**ENTRIES SUPPLIED:**

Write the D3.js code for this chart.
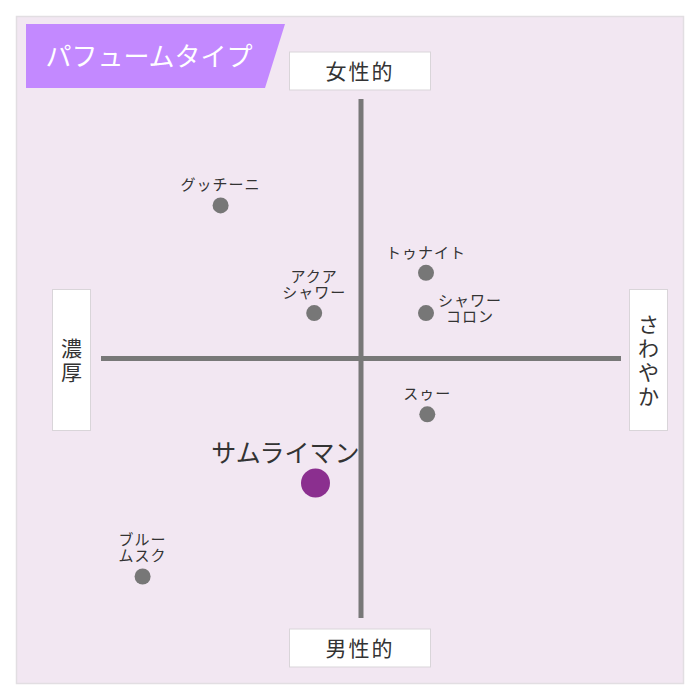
* * *
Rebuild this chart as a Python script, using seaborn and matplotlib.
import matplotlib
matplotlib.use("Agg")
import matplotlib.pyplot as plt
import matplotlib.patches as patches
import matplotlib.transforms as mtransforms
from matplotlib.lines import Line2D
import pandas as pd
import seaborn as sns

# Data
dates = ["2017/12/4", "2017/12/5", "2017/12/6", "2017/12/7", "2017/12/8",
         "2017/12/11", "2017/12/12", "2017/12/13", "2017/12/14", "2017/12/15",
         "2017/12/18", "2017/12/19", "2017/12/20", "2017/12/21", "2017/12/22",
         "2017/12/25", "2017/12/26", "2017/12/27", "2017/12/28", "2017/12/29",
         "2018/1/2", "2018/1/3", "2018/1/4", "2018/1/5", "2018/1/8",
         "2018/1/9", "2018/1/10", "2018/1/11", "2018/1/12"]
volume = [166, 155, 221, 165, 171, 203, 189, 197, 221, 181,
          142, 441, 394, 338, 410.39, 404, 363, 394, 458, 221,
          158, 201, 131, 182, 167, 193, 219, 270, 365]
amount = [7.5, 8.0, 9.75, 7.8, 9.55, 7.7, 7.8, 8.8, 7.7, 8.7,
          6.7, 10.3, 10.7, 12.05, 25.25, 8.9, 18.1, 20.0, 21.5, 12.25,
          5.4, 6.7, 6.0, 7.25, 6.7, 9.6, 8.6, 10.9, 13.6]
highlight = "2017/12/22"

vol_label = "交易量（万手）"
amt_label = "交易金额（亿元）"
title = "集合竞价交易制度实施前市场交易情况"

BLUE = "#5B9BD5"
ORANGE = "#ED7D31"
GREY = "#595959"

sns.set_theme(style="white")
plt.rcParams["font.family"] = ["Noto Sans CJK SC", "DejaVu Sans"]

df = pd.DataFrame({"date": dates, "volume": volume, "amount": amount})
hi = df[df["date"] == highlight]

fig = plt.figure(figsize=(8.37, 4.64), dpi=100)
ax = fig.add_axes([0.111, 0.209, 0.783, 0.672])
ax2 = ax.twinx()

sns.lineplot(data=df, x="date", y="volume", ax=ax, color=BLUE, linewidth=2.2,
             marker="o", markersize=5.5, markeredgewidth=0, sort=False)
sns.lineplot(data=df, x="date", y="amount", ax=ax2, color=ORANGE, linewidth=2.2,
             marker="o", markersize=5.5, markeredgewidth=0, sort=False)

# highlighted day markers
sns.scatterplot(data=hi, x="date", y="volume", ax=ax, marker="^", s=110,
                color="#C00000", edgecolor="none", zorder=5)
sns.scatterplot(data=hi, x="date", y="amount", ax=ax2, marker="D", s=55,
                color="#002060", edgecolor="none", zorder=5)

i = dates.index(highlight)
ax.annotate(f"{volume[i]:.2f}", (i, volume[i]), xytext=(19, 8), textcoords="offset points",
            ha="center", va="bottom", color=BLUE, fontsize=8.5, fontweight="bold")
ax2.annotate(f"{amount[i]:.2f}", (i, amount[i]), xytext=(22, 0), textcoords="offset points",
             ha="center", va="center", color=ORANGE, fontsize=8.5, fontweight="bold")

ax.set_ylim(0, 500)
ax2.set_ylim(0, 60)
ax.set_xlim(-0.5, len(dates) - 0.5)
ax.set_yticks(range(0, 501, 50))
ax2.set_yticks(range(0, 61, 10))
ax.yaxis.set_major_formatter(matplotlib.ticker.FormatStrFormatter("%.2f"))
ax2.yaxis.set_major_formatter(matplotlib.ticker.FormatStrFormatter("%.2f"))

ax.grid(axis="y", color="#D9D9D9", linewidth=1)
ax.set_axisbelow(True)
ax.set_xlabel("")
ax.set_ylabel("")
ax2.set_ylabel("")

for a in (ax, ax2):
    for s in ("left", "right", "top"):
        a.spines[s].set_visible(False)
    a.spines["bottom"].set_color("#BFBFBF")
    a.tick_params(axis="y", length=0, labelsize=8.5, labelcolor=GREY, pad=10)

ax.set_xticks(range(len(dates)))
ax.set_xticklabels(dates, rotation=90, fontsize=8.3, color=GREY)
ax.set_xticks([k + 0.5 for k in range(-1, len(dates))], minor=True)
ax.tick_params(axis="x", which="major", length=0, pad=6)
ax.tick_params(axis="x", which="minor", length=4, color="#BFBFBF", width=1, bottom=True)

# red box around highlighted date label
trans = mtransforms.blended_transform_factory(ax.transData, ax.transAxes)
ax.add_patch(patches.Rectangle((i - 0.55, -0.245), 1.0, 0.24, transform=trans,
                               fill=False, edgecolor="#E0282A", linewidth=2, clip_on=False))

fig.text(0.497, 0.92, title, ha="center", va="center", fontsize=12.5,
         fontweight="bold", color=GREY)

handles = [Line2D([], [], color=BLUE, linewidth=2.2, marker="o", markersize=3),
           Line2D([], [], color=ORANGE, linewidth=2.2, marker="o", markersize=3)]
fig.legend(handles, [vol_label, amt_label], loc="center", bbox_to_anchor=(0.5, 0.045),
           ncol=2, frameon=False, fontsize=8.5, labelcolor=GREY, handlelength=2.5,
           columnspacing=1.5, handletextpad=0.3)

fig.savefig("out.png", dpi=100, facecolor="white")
--
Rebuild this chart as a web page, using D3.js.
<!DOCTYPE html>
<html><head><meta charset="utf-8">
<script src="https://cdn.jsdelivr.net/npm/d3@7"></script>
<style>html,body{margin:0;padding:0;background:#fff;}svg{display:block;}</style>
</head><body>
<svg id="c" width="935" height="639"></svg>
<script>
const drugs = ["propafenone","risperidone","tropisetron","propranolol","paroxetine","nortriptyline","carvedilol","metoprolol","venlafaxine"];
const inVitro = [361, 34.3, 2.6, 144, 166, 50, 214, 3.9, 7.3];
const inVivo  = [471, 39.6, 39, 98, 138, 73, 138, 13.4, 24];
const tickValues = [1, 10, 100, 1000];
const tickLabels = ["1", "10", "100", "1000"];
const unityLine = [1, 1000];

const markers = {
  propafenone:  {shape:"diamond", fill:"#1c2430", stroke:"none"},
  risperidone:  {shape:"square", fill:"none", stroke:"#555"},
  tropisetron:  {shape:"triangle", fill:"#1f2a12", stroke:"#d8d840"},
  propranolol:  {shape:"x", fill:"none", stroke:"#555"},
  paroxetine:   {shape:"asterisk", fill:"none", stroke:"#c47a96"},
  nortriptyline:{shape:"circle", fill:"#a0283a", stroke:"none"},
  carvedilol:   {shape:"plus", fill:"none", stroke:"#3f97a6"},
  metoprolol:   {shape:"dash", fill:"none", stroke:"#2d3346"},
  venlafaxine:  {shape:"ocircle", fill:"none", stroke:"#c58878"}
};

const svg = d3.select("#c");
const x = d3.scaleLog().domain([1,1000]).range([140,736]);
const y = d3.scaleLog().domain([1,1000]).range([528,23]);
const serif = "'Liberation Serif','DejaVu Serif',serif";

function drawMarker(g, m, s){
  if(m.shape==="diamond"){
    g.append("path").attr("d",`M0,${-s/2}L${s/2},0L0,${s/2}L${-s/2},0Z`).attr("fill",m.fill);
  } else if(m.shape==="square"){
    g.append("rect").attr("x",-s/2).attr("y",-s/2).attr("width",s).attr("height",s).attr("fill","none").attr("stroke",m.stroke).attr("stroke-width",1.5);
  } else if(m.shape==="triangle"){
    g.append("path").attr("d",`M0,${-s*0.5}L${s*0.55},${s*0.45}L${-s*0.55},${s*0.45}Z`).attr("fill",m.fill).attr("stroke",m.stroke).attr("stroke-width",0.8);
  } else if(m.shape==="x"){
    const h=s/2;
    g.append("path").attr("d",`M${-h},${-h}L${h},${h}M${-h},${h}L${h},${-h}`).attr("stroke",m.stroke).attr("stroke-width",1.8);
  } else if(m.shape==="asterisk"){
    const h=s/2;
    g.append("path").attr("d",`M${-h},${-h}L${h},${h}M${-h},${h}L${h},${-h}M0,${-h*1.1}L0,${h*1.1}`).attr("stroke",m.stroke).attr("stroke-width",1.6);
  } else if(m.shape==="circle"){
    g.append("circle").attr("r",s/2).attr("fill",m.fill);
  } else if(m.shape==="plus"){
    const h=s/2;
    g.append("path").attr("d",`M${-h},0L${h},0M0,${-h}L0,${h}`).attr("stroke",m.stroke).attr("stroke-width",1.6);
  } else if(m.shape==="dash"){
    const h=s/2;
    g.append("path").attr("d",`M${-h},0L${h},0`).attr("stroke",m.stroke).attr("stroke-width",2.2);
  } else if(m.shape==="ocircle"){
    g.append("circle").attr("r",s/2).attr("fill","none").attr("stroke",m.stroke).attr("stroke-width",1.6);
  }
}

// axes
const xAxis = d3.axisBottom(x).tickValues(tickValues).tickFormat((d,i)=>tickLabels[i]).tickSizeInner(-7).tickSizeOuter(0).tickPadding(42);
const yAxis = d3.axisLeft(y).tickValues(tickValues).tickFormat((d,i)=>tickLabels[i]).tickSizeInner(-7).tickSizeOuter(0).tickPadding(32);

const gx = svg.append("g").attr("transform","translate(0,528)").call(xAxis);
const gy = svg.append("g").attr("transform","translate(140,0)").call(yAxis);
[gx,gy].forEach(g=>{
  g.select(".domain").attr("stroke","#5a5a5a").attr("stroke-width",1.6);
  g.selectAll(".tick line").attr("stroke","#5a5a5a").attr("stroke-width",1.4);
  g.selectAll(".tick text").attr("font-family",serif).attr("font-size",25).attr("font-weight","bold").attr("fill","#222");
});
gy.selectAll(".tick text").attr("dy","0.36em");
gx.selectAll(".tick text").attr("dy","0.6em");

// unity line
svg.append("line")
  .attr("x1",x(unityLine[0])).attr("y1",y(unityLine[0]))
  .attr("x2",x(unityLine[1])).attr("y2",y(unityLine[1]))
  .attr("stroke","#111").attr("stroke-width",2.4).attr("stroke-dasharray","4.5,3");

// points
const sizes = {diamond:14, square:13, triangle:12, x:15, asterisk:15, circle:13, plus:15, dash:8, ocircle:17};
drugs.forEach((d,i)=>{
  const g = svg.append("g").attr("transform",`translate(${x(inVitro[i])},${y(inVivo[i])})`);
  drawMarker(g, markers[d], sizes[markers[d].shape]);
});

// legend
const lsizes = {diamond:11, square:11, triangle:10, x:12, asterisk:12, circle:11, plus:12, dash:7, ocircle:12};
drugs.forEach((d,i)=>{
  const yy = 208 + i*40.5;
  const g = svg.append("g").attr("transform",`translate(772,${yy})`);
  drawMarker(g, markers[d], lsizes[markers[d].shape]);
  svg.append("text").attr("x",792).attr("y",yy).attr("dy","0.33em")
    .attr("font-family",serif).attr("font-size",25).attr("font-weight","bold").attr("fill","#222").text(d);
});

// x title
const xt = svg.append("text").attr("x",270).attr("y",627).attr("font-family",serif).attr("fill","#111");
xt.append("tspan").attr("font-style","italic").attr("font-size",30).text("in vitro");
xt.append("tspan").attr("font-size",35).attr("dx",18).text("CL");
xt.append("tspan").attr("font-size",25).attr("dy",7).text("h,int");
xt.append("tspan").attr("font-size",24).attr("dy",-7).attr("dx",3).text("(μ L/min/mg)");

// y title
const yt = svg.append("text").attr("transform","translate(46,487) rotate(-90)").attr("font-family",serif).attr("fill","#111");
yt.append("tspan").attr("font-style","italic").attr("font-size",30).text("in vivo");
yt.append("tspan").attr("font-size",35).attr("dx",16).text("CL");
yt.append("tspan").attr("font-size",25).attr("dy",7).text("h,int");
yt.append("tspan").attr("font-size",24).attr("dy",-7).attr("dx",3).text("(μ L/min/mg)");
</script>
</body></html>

**OBJECTIVE:**
From the entries above, collect every line with the string "Rebuild" in it.

**REPLY:**
Rebuild this chart as a Python script, using seaborn and matplotlib.
Rebuild this chart as a web page, using D3.js.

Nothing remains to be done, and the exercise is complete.